I played a convention game that started on a Imperial Fleet in the Solomani end of things. It started just shortly after word came in of the assassination. Each table (there were 3) were captains of different AHL class cruisers. Each PC was a senior officer with an assigned loyalty. And he knew who he thought on his crew had what loyalties.
It got going really when the Admiral on the BB came on to announce the fleets plans and loyalties, some commandos stormed the command center, and the CVA hit the BB with its meson gun. The BB went 'ouch', turned, and blew the CVA out of the water. Both were ruins. The Admiral and all command authority was dead.
Then the fun began.
I ran a Captain of one of the AHLs. I got my ship out of there. At least one other ship had the head of the combat air wing launch his fighter (after escaping an arrest), spin his fighter and dump a nuke right back down the accelerator.... (ow!).
It was incredibly fun as there was a status board showing things like shields/dampers/black globe status, fire control status, etc. I don't know how many times people launched fighters, brough up shields, etc. as paranoia moves. Some escorts even got uppity and got vaporized.

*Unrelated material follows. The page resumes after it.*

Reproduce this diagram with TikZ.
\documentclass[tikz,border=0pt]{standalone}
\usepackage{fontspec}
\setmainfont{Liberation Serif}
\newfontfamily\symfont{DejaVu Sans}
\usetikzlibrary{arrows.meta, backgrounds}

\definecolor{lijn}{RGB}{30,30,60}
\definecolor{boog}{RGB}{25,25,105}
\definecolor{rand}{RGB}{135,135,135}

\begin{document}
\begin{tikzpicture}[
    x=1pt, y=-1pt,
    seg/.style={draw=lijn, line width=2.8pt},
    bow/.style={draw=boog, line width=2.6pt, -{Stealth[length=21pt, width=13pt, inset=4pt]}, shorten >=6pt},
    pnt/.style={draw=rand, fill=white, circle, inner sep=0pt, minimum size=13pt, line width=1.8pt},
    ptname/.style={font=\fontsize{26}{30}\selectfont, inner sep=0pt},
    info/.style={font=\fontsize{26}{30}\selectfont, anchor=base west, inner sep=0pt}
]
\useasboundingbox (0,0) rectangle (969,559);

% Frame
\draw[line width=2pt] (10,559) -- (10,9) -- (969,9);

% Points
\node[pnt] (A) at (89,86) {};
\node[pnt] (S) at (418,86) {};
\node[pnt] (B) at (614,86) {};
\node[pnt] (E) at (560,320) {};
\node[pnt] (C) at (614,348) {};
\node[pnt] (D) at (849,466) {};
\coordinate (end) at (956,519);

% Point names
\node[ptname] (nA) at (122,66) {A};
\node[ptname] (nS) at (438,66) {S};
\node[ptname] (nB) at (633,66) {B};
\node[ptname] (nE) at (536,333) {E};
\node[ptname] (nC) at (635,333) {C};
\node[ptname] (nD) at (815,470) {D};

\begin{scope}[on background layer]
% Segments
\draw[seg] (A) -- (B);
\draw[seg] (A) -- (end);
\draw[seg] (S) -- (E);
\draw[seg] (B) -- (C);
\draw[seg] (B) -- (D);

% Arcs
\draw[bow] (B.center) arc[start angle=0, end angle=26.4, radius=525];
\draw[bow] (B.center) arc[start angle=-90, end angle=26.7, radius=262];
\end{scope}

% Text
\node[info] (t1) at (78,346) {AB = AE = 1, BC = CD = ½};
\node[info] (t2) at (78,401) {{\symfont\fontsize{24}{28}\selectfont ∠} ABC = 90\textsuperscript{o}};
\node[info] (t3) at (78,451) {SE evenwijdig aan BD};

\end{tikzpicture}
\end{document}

On my own ship, the engineers had some alternate factional loyalty. I ordered the Marine major to sort out a fight on one of the gun decks. He was young (14 ish?) and the Ref asked him (playing an NCP) how to deal with it? Should he 'suppress' the deck? The kid was confused, so the NPC took his own head and used grenades and heavy firepower. We took a few casualties. But later, when the jump drive was down, I used that unfortunate incident to good effect and threatened to send the Marine Lt. (Lt. Mansel) down to 'assist in repairs'. Amazingly, the jump drive which was going to be out for two days got fixed in 4 hours. And we got out of that madhouse in one piece.
That's the kind of fun you can have with the Rebellion! And that's just at the outset. Espionage, various detective and film noire elements, outright military conflict, tragedy, pathos, you name it. The Rebellion has it all.
Except, as Larsen points out, an ending.